3, the Commissioners of Katwa Municipality. The State of west Bengal preferring the first appeal therefore could not raise any objection on that score before the first appellate court. The learned first appellate court, accordingly was entirely wrong in deciding and disposing of the suit on such question without going into the merit of the appeal on other points. There is no reason therefore, to sustain this finding of the first appellate court and the same should be set aside and the appeal should be sent back on remand to the first appellate court for a decision on merit. It may be stated incidentally that Mr.

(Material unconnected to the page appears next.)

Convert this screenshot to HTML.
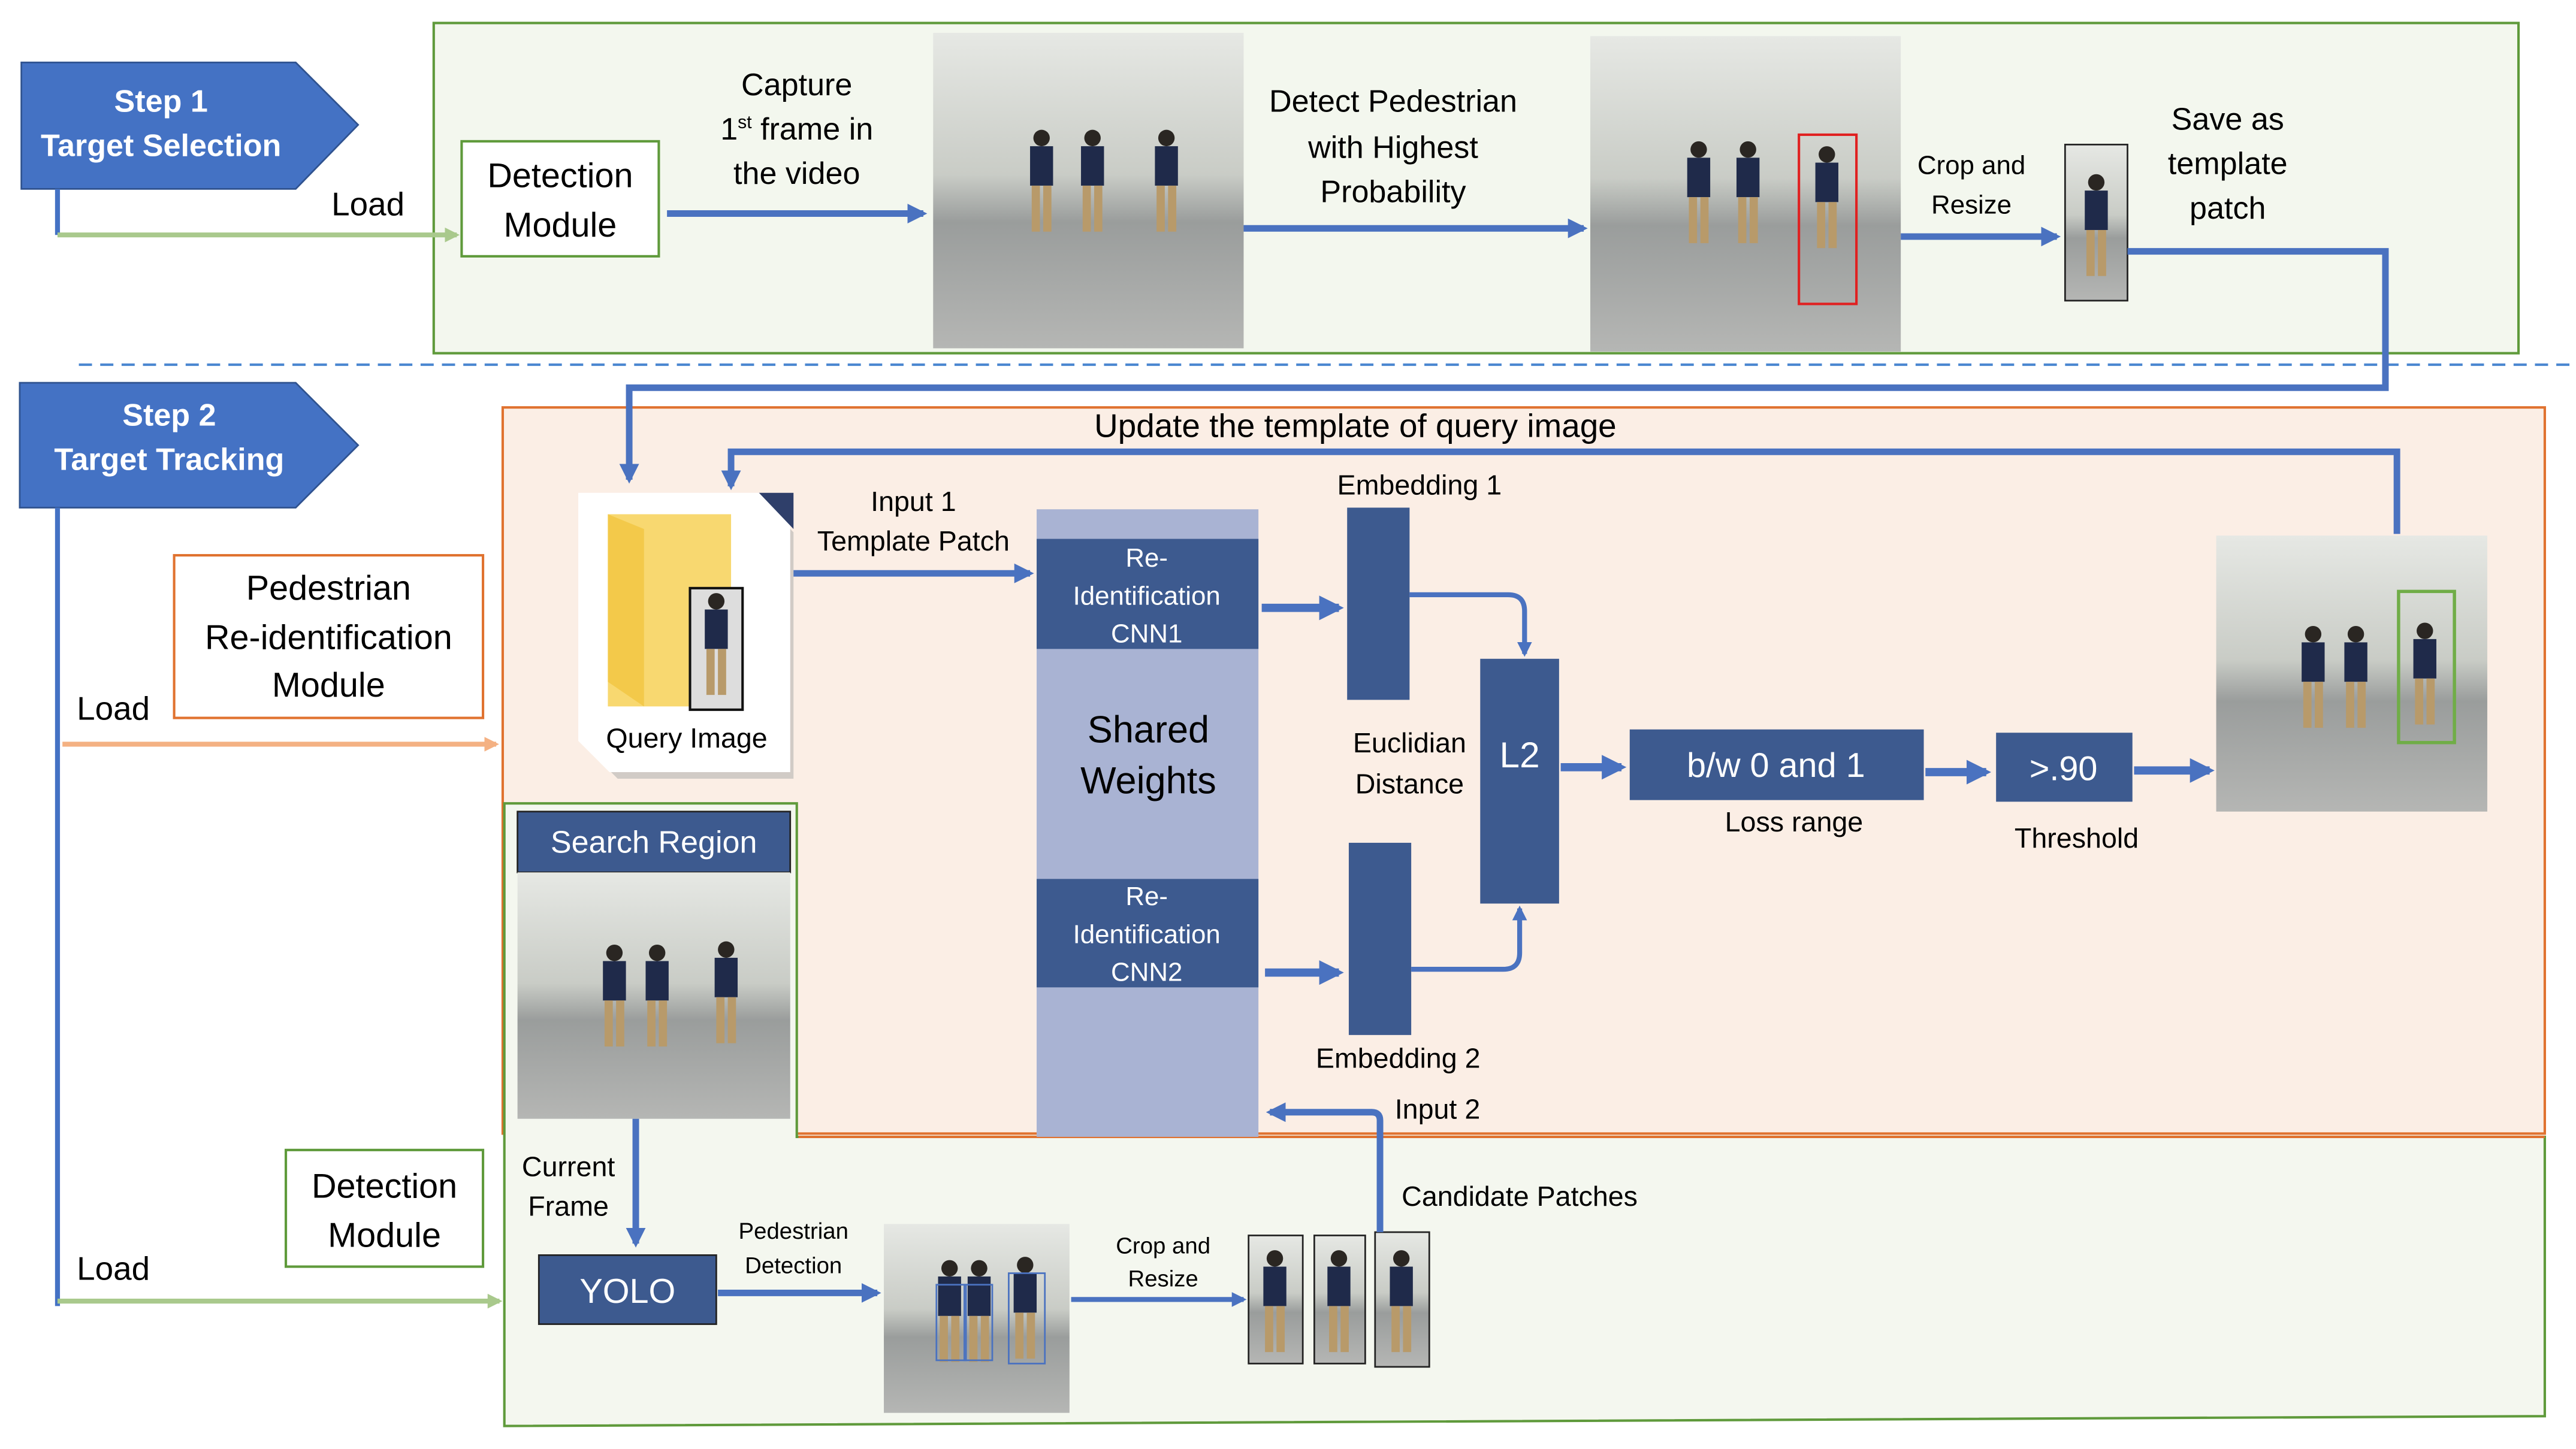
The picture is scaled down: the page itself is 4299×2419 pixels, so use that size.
<!DOCTYPE html>
<html><head><meta charset="utf-8"><style>
html,body{margin:0;padding:0;background:#fff;}
svg{display:block;}
text{font-family:"Liberation Sans",sans-serif;}
</style></head><body>
<svg width="4299" height="2419" viewBox="0 0 1568 882" preserveAspectRatio="none" xmlns="http://www.w3.org/2000/svg">
<defs>
<linearGradient id="ph" x1="0" y1="0" x2="0" y2="1">
<stop offset="0" stop-color="#e6e8e4"/><stop offset="0.45" stop-color="#c9ccc6"/><stop offset="0.6" stop-color="#9a9d9c"/><stop offset="1" stop-color="#b5b6b4"/></linearGradient>
<marker id="ab" viewBox="0 0 10 10" refX="8" refY="5" markerWidth="3" markerHeight="3" orient="auto"><path d="M0,0L10,5L0,10z" fill="#4a72c0"/></marker>
<marker id="ag" viewBox="0 0 10 10" refX="8" refY="5" markerWidth="3" markerHeight="3" orient="auto"><path d="M0,0L10,5L0,10z" fill="#a9c98c"/></marker>
<marker id="ao" viewBox="0 0 10 10" refX="8" refY="5" markerWidth="3" markerHeight="3" orient="auto"><path d="M0,0L10,5L0,10z" fill="#f4b183"/></marker>
<g id="person"><circle cx="0" cy="-34" r="5" fill="#2a2622"/><rect x="-7" y="-29" width="14" height="24" fill="#1f2a4a"/><rect x="-6" y="-5" width="5" height="28" fill="#b89a6a"/><rect x="1" y="-5" width="5" height="28" fill="#b89a6a"/></g>
</defs>

<rect x="264" y="14" width="1269" height="201" fill="#f3f7ee" stroke="#5f9a3b" stroke-width="1.5"/>
<rect x="306" y="248" width="1243" height="442" fill="#fbeee5" stroke="#e0722f" stroke-width="1.5"/>
<path d="M307,489 H485 V692 H1549 V862 L307,868 Z" fill="#f4f7ef" stroke="#5f9a3b" stroke-width="1.5"/>
<path d="M486,692 H1549" stroke="#e0722f" stroke-width="1.5"/>

<path d="M13,38 H180 L218,76 L180,115 H13 Z" fill="#4472c4" stroke="#2f528f" stroke-width="1"/>
<text x="98" y="68" font-size="19" font-weight="bold" fill="#fff" text-anchor="middle">Step 1</text>
<text x="98" y="95" font-size="19" font-weight="bold" fill="#fff" text-anchor="middle">Target Selection</text>
<path d="M12,233 H180 L218,271 L180,309 H12 Z" fill="#4472c4" stroke="#2f528f" stroke-width="1"/>
<text x="103" y="259" font-size="19" font-weight="bold" fill="#fff" text-anchor="middle">Step 2</text>
<text x="103" y="286" font-size="19" font-weight="bold" fill="#fff" text-anchor="middle">Target Tracking</text>

<path d="M35,115 V143" stroke="#4472c4" stroke-width="3" fill="none"/>
<path d="M35,143 H278" stroke="#a9c98c" stroke-width="3" marker-end="url(#ag)"/>
<text x="224" y="131" font-size="20" text-anchor="middle">Load</text>
<path d="M35,309 V795" stroke="#4472c4" stroke-width="3"/>
<path d="M38,453 H302" stroke="#f4b183" stroke-width="3" marker-end="url(#ao)"/>
<text x="69" y="438" font-size="20" text-anchor="middle">Load</text>
<path d="M35,792 H304" stroke="#a9c98c" stroke-width="3" marker-end="url(#ag)"/>
<text x="69" y="779" font-size="20" text-anchor="middle">Load</text>

<path d="M48,222 H1568" stroke="#4a86d0" stroke-width="1.5" stroke-dasharray="8,5"/>

<rect x="281" y="86" width="120" height="70" fill="#fff" stroke="#5f9a3b" stroke-width="1.5"/>
<text x="341" y="114" font-size="21" text-anchor="middle">Detection</text>
<text x="341" y="144" font-size="21" text-anchor="middle">Module</text>

<text x="485" y="58" font-size="19" text-anchor="middle">Capture</text>
<text x="485" y="85" font-size="19" text-anchor="middle">1<tspan font-size="11" dy="-7">st</tspan><tspan dy="7"> frame in</tspan></text>
<text x="485" y="112" font-size="19" text-anchor="middle">the video</text>
<path d="M406,130 H562" stroke="#4a72c0" stroke-width="4" marker-end="url(#ab)"/>

<rect x="568" y="20" width="189" height="192" fill="url(#ph)"/>
<use href="#person" x="634" y="118"/><use href="#person" x="665" y="118"/><use href="#person" x="710" y="118"/>

<text x="848" y="68" font-size="19" text-anchor="middle">Detect Pedestrian</text>
<text x="848" y="96" font-size="19" text-anchor="middle">with Highest</text>
<text x="848" y="123" font-size="19" text-anchor="middle">Probability</text>
<path d="M757,139 H964" stroke="#4a72c0" stroke-width="4" marker-end="url(#ab)"/>

<rect x="968" y="22" width="189" height="192" fill="url(#ph)"/>
<use href="#person" x="1034" y="125"/><use href="#person" x="1064" y="125"/><use href="#person" x="1112" y="128"/>
<rect x="1095" y="82" width="35" height="103" fill="none" stroke="#e02020" stroke-width="1.5"/>

<text x="1200" y="106" font-size="16" text-anchor="middle">Crop and</text>
<text x="1200" y="130" font-size="16" text-anchor="middle">Resize</text>
<path d="M1157,144 H1252" stroke="#4a72c0" stroke-width="4" marker-end="url(#ab)"/>
<rect x="1257" y="88" width="38" height="95" fill="url(#ph)" stroke="#222" stroke-width="1"/>
<use href="#person" x="1276" y="145"/>
<text x="1356" y="79" font-size="19" text-anchor="middle">Save as</text>
<text x="1356" y="106" font-size="19" text-anchor="middle">template</text>
<text x="1356" y="133" font-size="19" text-anchor="middle">patch</text>

<path d="M1295,153 H1452 V236 H383 V292" stroke="#4a72c0" stroke-width="4" fill="none" marker-end="url(#ab)"/>

<text x="825" y="266" font-size="20" text-anchor="middle">Update the template of query  image</text>
<path d="M1459,325 V275 H445 V296" stroke="#4a72c0" stroke-width="4" fill="none" marker-end="url(#ab)"/>

<path d="M355,303 H462 L481,322 V472 H374 L355,453 Z" fill="#a8a8a8" opacity="0.5" transform="translate(2,2)"/>
<path d="M352,300 H462 L481,319 V470 H371 L352,451 Z" fill="#fff"/>
<path d="M462,300 L483,300 L483,322 Z" fill="#2f3f6a"/>
<rect x="370" y="313" width="75" height="117" fill="#f8d870"/>
<path d="M370,313 L392,322 V430 L370,415 Z" fill="#f3c94a"/>
<rect x="420" y="358" width="32" height="74" fill="#ddd" stroke="#111" stroke-width="1.5"/>
<use href="#person" x="436" y="400"/>
<text x="418" y="455" font-size="17" text-anchor="middle">Query Image</text>

<rect x="106" y="338" width="188" height="99" fill="#fff" stroke="#e0722f" stroke-width="1.5"/>
<text x="200" y="365" font-size="21" text-anchor="middle">Pedestrian</text>
<text x="200" y="395" font-size="21" text-anchor="middle">Re-identification</text>
<text x="200" y="424" font-size="21" text-anchor="middle">Module</text>

<text x="556" y="311" font-size="17" text-anchor="middle">Input 1</text>
<text x="556" y="335" font-size="17" text-anchor="middle">Template Patch</text>
<path d="M483,349 H627" stroke="#4a72c0" stroke-width="4" marker-end="url(#ab)"/>

<rect x="631" y="310" width="135" height="382" fill="#a9b3d3"/>
<rect x="631" y="328" width="135" height="67" fill="#3d5a8f"/>
<text x="698" y="345" font-size="16" fill="#fff" text-anchor="middle">Re-</text>
<text x="698" y="368" font-size="16" fill="#fff" text-anchor="middle">Identification</text>
<text x="698" y="391" font-size="16" fill="#fff" text-anchor="middle">CNN1</text>
<rect x="631" y="535" width="135" height="66" fill="#3d5a8f"/>
<text x="698" y="551" font-size="16" fill="#fff" text-anchor="middle">Re-</text>
<text x="698" y="574" font-size="16" fill="#fff" text-anchor="middle">Identification</text>
<text x="698" y="597" font-size="16" fill="#fff" text-anchor="middle">CNN2</text>
<text x="699" y="452" font-size="23" text-anchor="middle">Shared</text>
<text x="699" y="483" font-size="23" text-anchor="middle">Weights</text>

<path d="M768,370 H815" stroke="#4a72c0" stroke-width="5" marker-end="url(#ab)"/>
<path d="M770,592 H815" stroke="#4a72c0" stroke-width="5" marker-end="url(#ab)"/>
<rect x="820" y="309" width="38" height="117" fill="#3d5a8f"/>
<rect x="821" y="513" width="38" height="117" fill="#3d5a8f"/>
<text x="864" y="301" font-size="17" text-anchor="middle">Embedding 1</text>
<text x="851" y="650" font-size="17" text-anchor="middle">Embedding 2</text>
<text x="858" y="458" font-size="17" text-anchor="middle">Euclidian</text>
<text x="858" y="483" font-size="17" text-anchor="middle">Distance</text>
<path d="M858,362 H918 Q928,362 928,372 V398" stroke="#4a72c0" stroke-width="3" fill="none" marker-end="url(#ab)"/>
<path d="M859,590 H915 Q925,590 925,580 V553" stroke="#4a72c0" stroke-width="3" fill="none" marker-end="url(#ab)"/>
<rect x="901" y="401" width="48" height="149" fill="#3d5a8f"/>
<text x="925" y="467" font-size="22" fill="#fff" text-anchor="middle">L2</text>
<path d="M950,467 H987" stroke="#4a72c0" stroke-width="5" marker-end="url(#ab)"/>
<rect x="992" y="444" width="179" height="43" fill="#3d5a8f"/>
<text x="1081" y="473" font-size="21" fill="#fff" text-anchor="middle">b/w 0 and 1</text>
<text x="1092" y="506" font-size="17" text-anchor="middle">Loss range</text>
<path d="M1172,470 H1209" stroke="#4a72c0" stroke-width="5" marker-end="url(#ab)"/>
<rect x="1215" y="446" width="83" height="42" fill="#3d5a8f"/>
<text x="1256" y="475" font-size="21" fill="#fff" text-anchor="middle">&gt;.90</text>
<text x="1264" y="516" font-size="17" text-anchor="middle">Threshold</text>
<path d="M1299,469 H1345" stroke="#4a72c0" stroke-width="5" marker-end="url(#ab)"/>

<rect x="1349" y="326" width="165" height="168" fill="url(#ph)"/>
<use href="#person" x="1408" y="420"/><use href="#person" x="1434" y="420"/><use href="#person" x="1476" y="418"/>
<rect x="1460" y="360" width="34" height="92" fill="none" stroke="#70ad47" stroke-width="2"/>

<rect x="315" y="494" width="166" height="37" fill="#3d5a8f" stroke="#222" stroke-width="1"/>
<text x="398" y="519" font-size="19" fill="#fff" text-anchor="middle">Search Region</text>
<rect x="315" y="531" width="166" height="150" fill="url(#ph)"/>
<use href="#person" x="374" y="614"/><use href="#person" x="400" y="614"/><use href="#person" x="442" y="612"/>
<path d="M387,681 V757" stroke="#4a72c0" stroke-width="4" marker-end="url(#ab)"/>
<text x="346" y="716" font-size="17" text-anchor="middle">Current</text>
<text x="346" y="740" font-size="17" text-anchor="middle">Frame</text>

<rect x="174" y="700" width="120" height="71" fill="#fff" stroke="#5f9a3b" stroke-width="1.5"/>
<text x="234" y="729" font-size="21" text-anchor="middle">Detection</text>
<text x="234" y="759" font-size="21" text-anchor="middle">Module</text>

<rect x="328" y="764" width="108" height="42" fill="#3d5a8f" stroke="#222" stroke-width="1"/>
<text x="382" y="793" font-size="21" fill="#fff" text-anchor="middle">YOLO</text>
<text x="483" y="754" font-size="14" text-anchor="middle">Pedestrian</text>
<text x="483" y="775" font-size="14" text-anchor="middle">Detection</text>
<path d="M437,787 H534" stroke="#4a72c0" stroke-width="4" marker-end="url(#ab)"/>
<rect x="538" y="745" width="113" height="115" fill="url(#ph)"/>
<use href="#person" x="578" y="806"/><use href="#person" x="596" y="806"/><use href="#person" x="624" y="804"/>
<rect x="570" y="782" width="18" height="46" fill="none" stroke="#4a72c0" stroke-width="1"/>
<rect x="587" y="782" width="17" height="46" fill="none" stroke="#4a72c0" stroke-width="1"/>
<rect x="614" y="775" width="22" height="55" fill="none" stroke="#4a72c0" stroke-width="1"/>
<text x="708" y="763" font-size="14" text-anchor="middle">Crop and</text>
<text x="708" y="783" font-size="14" text-anchor="middle">Resize</text>
<path d="M652,791 H757" stroke="#4a72c0" stroke-width="3" marker-end="url(#ab)"/>
<rect x="760" y="752" width="33" height="78" fill="url(#ph)" stroke="#222" stroke-width="1"/>
<use href="#person" x="776" y="800"/>
<rect x="800" y="752" width="31" height="78" fill="url(#ph)" stroke="#222" stroke-width="1"/>
<use href="#person" x="815" y="800"/>
<rect x="837" y="750" width="33" height="82" fill="url(#ph)" stroke="#222" stroke-width="1"/>
<use href="#person" x="853" y="800"/>
<path d="M840,750 V682 Q840,677 835,677 H773" stroke="#4a72c0" stroke-width="4" fill="none" marker-end="url(#ab)"/>
<text x="875" y="681" font-size="17" text-anchor="middle">Input 2</text>
<text x="925" y="734" font-size="17" text-anchor="middle">Candidate Patches</text>
</svg>
</body></html>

B K. Sinha, learned Advocate appearing on behalf of the State of West Bengal and other respondent has also fairly conceded that the appeal should not have been disposed of only on the preliminary objection leaving other issues open. 9. In the result, the appeal is allowed, the judgment and decree of the first appellate court are set aside and the matter is sent back on remand to that court for a rehearing of the appeal on all other points excepting the point of notice which is found in favour of the plaintiff-appellant. No formal decree need be drawn in this appeal. There will he no order as to costs. Appeal allowed case remanded for decision on merit.